Vista VMWare Release SysPrep/Activation Best Practice?

I'd like to have dev environments 'baselined' with certain software installed along with component packages. From time to time, a new software piece may be desired which I'd like to install in a clean VM until confidence is obtained that it's desirable to be on the production dev box.

I have been playing around with a test system trying to 'versionize' it by naming it like DevUsr0105 (major version 01, sub version 05, DevUsr is username) but this gets difficult with activation.

I can imagine a time frame from release of the next version before deprecating the previous version so at some times there may be two DevUsr type VMs in use. (New dev happening on the latest dev release, and completing previous work on the existing VM before retiring it.) There's obviously no problem paying for two OS licenses per Dev but I don't want the hassle of calling in to migrate an activation. (Also - isn't there a limit on the # of migrations per license?)

Each developer would grab the latest production developer VM whenever a new release is available. Any of their local customizations would be versionized in their SVN repository to ensure a clean migration without a lot of manual work.

So is the latest release sysprep'ed and ready for final activation by the developer? Do we really need to transfer the activation or re-activate the OS on every dev VM release?

VM's are not actively being utilized yet by developers and I'm just looking for feedback on how something like this is being handled by others before wasting a lot time going down the wrong path.


Solution 1:

I actually just created 3 XP VMs for a group of developers. One for IE6, IE7, and IE8.

Sysprep requires you to re-activate the windows on each deployment. Rather than giving each developer their own test VM. Why not deploy three or four, and tell them that every friday these will be reset from an earlier snapshot?

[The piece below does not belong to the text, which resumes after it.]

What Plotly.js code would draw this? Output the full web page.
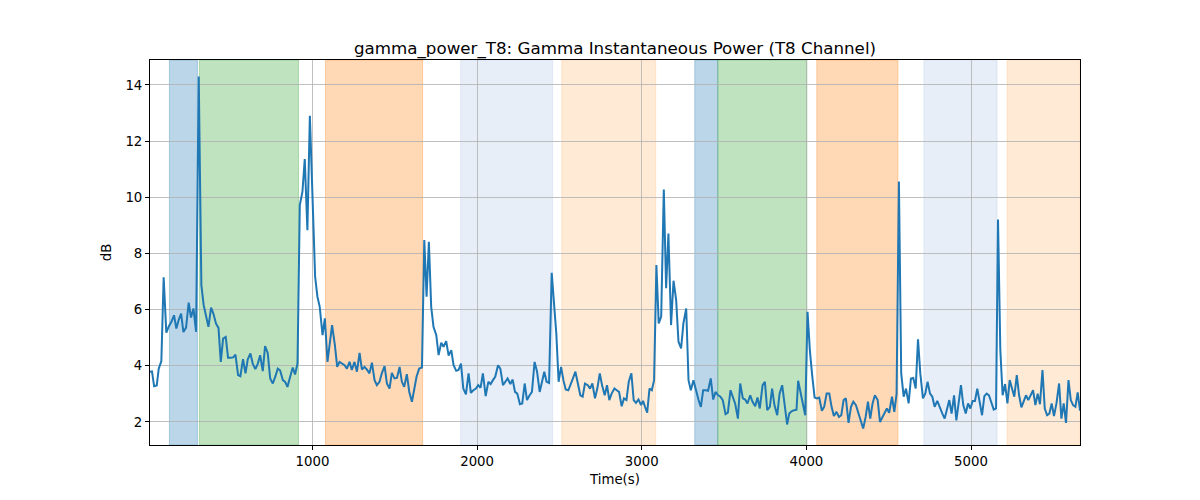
<!DOCTYPE html>
<html>
<head>
<meta charset="utf-8">
<script src="https://cdn.plot.ly/plotly-3.0.1.min.js"></script>
<style>html,body{margin:0;padding:0;background:#fff;}#chart{width:1200px;height:500px;}</style>
</head>
<body>
<div id="chart"></div>
<script>
const time = [13,25,38,54,66,82,96,112,127,143,159,173,187,202,216,232,248,262,277,293,309,325,339,354,368,384,398,414,429,443,457,473,487,501,518,532,548,562,578,593,607,623,637,653,668,682,698,712,728,743,759,775,789,803,820,834,848,864,880,894,909,923,939,953,969,984,1000,1016,1030,1044,1061,1075,1091,1105,1119,1136,1150,
1164,1178,1195,1209,1225,1239,1255,1270,1286,1300,1316,1330,1346,1361,1377,1391,1407,1421,1438,1452,1468,1482,1498,1513,1529,1543,1557,1573,1588,1604,1618,1632,1648,1665,1679,1693,1707,1721,1735,1752,1766,1782,1796,1812,1827,1843,1857,1873,1887,1902,1916,1932,1948,1962,1977,1993,2007,2021,2035,2052,2068,
2082,2096,2110,2127,2141,2157,2171,2185,2202,2216,2230,2244,2260,2274,2289,2303,2319,2333,2349,2364,2380,2394,2408,2422,2437,2453,2467,2481,2495,2510,2524,2538,2554,2568,2582,2597,2613,2627,2641,2655,2672,2686,2700,2716,2730,2745,2759,2775,2789,2803,2817,2834,2848,2862,2878,2892,2907,2921,2937,2951,2965,2980,
2996,3008,3020,3033,3047,3061,3075,3089,3103,3118,3134,3148,3162,3178,3193,3209,3223,3239,3253,3270,3284,3298,3314,3328,3345,3359,3373,3389,3403,3419,3434,3448,3464,3478,3492,3509,3523,3539,3553,3567,3584,3598,3614,3628,3642,3659,3673,3689,3703,3717,3734,3748,3762,3778,3792,3806,3823,3837,3853,3867,3883,3896,
3910,3926,3940,3950,3965,3979,3993,4007,4021,4035,4050,4064,4078,4094,4108,4123,4139,4153,4167,4183,4198,4212,4226,4240,4256,4271,4285,4301,4315,4329,4345,4360,4374,4388,4402,4416,4433,4447,4461,4475,4489,4503,4520,4534,4548,4562,4576,4591,4605,4621,4635,4649,4664,4678,4692,4708,4722,4736,4751,4765,4779,4795,4809,
4826,4840,4854,4868,4882,4897,4911,4925,4939,4953,4968,4982,4996,5010,5024,5038,5053,5067,5081,5095,5109,5124,5138,5152,5164,5178,5192,5207,5221,5235,5249,5263,5278,5292,5306,5320,5334,5348,5363,5377,5391,5405,5419,5434,5448,5462,5476,5490,5504,5519,5535,5549,5563,5577,5592,5606,5620,5634,5648,5662];

const power = [3.79,3.8,3.27,3.3,3.9,4.17,7.15,5.18,5.4,5.57,5.8,5.33,5.63,5.86,5.2,5.36,6.25,5.72,6.04,5.21,14.3,6.87,6.16,5.74,5.39,6.07,5.86,5.5,5.35,4.14,4.97,5.03,4.29,4.29,4.3,4.4,3.67,3.63,4.24,3.73,4.23,4.44,4.08,3.88,4.08,4.38,3.81,4.7,4.46,3.55,3.37,3.63,3.9,3.84,3.49,3.43,3.25,3.6,3.94,3.69,4.08,9.72,10.2,11.36,8.83,12.9,10.26,7.17,6.46,6.1,5.09,5.69,4.14,4.74,5.45,4.74,3.96,
4.14,4.08,4.02,3.90,4.14,3.85,4.14,3.79,4.46,3.87,3.96,3.87,3.73,4.11,3.49,3.31,3.43,3.73,3.99,3.37,3.19,3.75,3.55,3.57,3.96,3.43,3.25,3.70,3.07,2.72,3.19,3.61,3.90,3.94,8.48,6.46,8.42,6.10,5.39,5.09,4.38,4.82,4.68,4.88,4.36,4.56,4.02,3.82,3.85,4.08,3.19,2.98,3.73,3.04,3.13,3.19,3.31,3.22,3.73,2.92,3.43,
3.35,3.49,3.61,4.02,3.90,3.31,3.43,3.55,3.35,3.51,3.07,3.01,2.63,2.66,3.37,2.78,2.95,3.07,4.14,3.79,3.07,3.49,3.79,3.43,3.39,7.31,6.34,5.15,3.43,3.96,3.49,3.16,3.13,3.31,3.55,3.79,3.37,2.95,2.90,3.37,3.31,3.19,3.37,2.84,3.19,3.73,3.31,2.95,3.31,2.78,3.01,3.19,3.13,3.07,2.56,2.84,2.78,3.43,3.73,2.78,2.68,2.80,
2.60,2.75,2.54,2.33,3.19,3.13,3.49,7.59,5.51,5.75,10.28,6.76,8.71,5.45,7.03,6.34,4.86,4.62,5.51,6.04,3.49,3.13,3.49,3.13,2.78,2.54,3.13,3.13,3.11,3.55,2.80,3.07,2.95,2.90,2.78,2.28,2.33,3.13,2.90,2.66,2.12,3.37,2.84,2.80,2.66,2.95,2.72,2.56,2.87,2.48,3.31,3.43,2.42,2.54,3.19,2.60,2.24,3.01,3.31,2.54,1.91,2.30,
2.38,2.42,2.44,3.47,3.01,2.66,2.24,5.92,4.56,3.67,2.87,2.84,2.87,2.40,2.54,3.01,3.01,2.54,2.21,2.36,2.18,2.24,2.78,2.84,1.97,2.54,2.72,2.60,2.36,2.06,1.77,2.18,2.72,2.12,2.66,2.95,2.78,2.00,2.18,2.36,2.48,2.33,2.90,2.36,3.01,10.56,3.73,2.90,3.19,2.66,3.55,3.57,3.19,4.94,3.73,2.84,3.01,3.43,3.01,2.90,2.54,2.75,2.52,
2.30,2.12,2.42,2.78,2.30,2.95,2.06,2.60,3.31,2.60,2.30,2.66,2.48,2.75,2.75,3.19,2.66,2.24,2.92,3.01,2.95,2.66,2.44,2.48,9.21,4.56,2.95,3.35,2.66,3.49,3.19,2.90,3.67,2.95,2.52,2.75,2.95,2.78,2.95,3.13,2.60,3.01,2.63,3.85,2.48,2.24,2.30,2.66,2.21,2.66,3.37,2.12,2.66,1.97,3.49,2.78,2.60,2.54,3.05,2.40];

const spanStart = [131, 313, 1079, 1900, 2514, 3322, 3462, 4063, 4714, 5219];
const spanEnd   = [301, 915, 1669, 2459, 3085, 3462, 4003, 4556, 5158, 5663];
const spanColor = ['31,119,180','44,160,44','255,127,14','174,199,232','255,187,120',
                   '31,119,180','44,160,44','255,127,14','174,199,232','255,187,120'];

const yTicks = [2,4,6,8,10,12,14];
const xTicks = [1000,2000,3000,4000,5000];

const shapes = spanStart.map((s,i)=>({
  type:'rect', xref:'x', yref:'paper', x0:s, x1:spanEnd[i], y0:0, y1:1,
  fillcolor:'rgba('+spanColor[i]+',0.3)', line:{width:1,color:'rgba('+spanColor[i]+',0.3)'}, layer:'below'
}));

const trace = {x:time, y:power, type:'scatter', mode:'lines',
  line:{color:'#1f77b4', width:2}, hoverinfo:'skip'};

const font = {family:'DejaVu Sans, sans-serif', size:13.3, color:'#000'};
const layout = {
  width:1200, height:500,
  margin:{l:150, r:120, t:60, b:55},
  paper_bgcolor:'#fff', plot_bgcolor:'#fff',
  showlegend:false,
  font:font,
  title:{text:'gamma_power_T8: Gamma Instantaneous Power (T8 Channel)', font:{family:'DejaVu Sans, sans-serif', size:16.7, color:'#000'},
    x:0.5, xref:'paper', xanchor:'center', y:1, yref:'paper', yanchor:'bottom', pad:{b:6}},
  xaxis:{range:[time[0], time[time.length-1]], tickvals:xTicks, ticktext:xTicks.map(String),
    showgrid:true, gridcolor:'#b0b0b0', gridwidth:0.8, zeroline:false,
    showline:true, linecolor:'#000', linewidth:1, mirror:true,
    ticks:'outside', ticklen:4, tickcolor:'#000', tickfont:font,
    title:{text:'Time(s)', font:font, standoff:6}},
  yaxis:{range:[1.18, 14.89], tickvals:yTicks, ticktext:yTicks.map(String),
    showgrid:true, gridcolor:'#b0b0b0', gridwidth:0.8, zeroline:false,
    showline:true, linecolor:'#000', linewidth:1, mirror:true,
    ticks:'outside', ticklen:4, tickcolor:'#000', tickfont:font,
    title:{text:'dB', font:font, standoff:10}},
  shapes:shapes
};
Plotly.newPlot('chart',[trace],layout,{staticPlot:true, displayModeBar:false});
</script>
</body>
</html>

Developers tend to leave a lot of litter wherever they work. Leaving services and ports open to the world. And using services bound to admin accounts. This is doubly true in a test environment.

Last week I shut off a web server thinking that since the website was no longer maintained, we didn't need the server anymore. Wrong. A small group of devs had been using the server to store source code and run scheduled tasks.

Setting a limit, once every week or two, on the time a dev system can be used may help keep your network clean.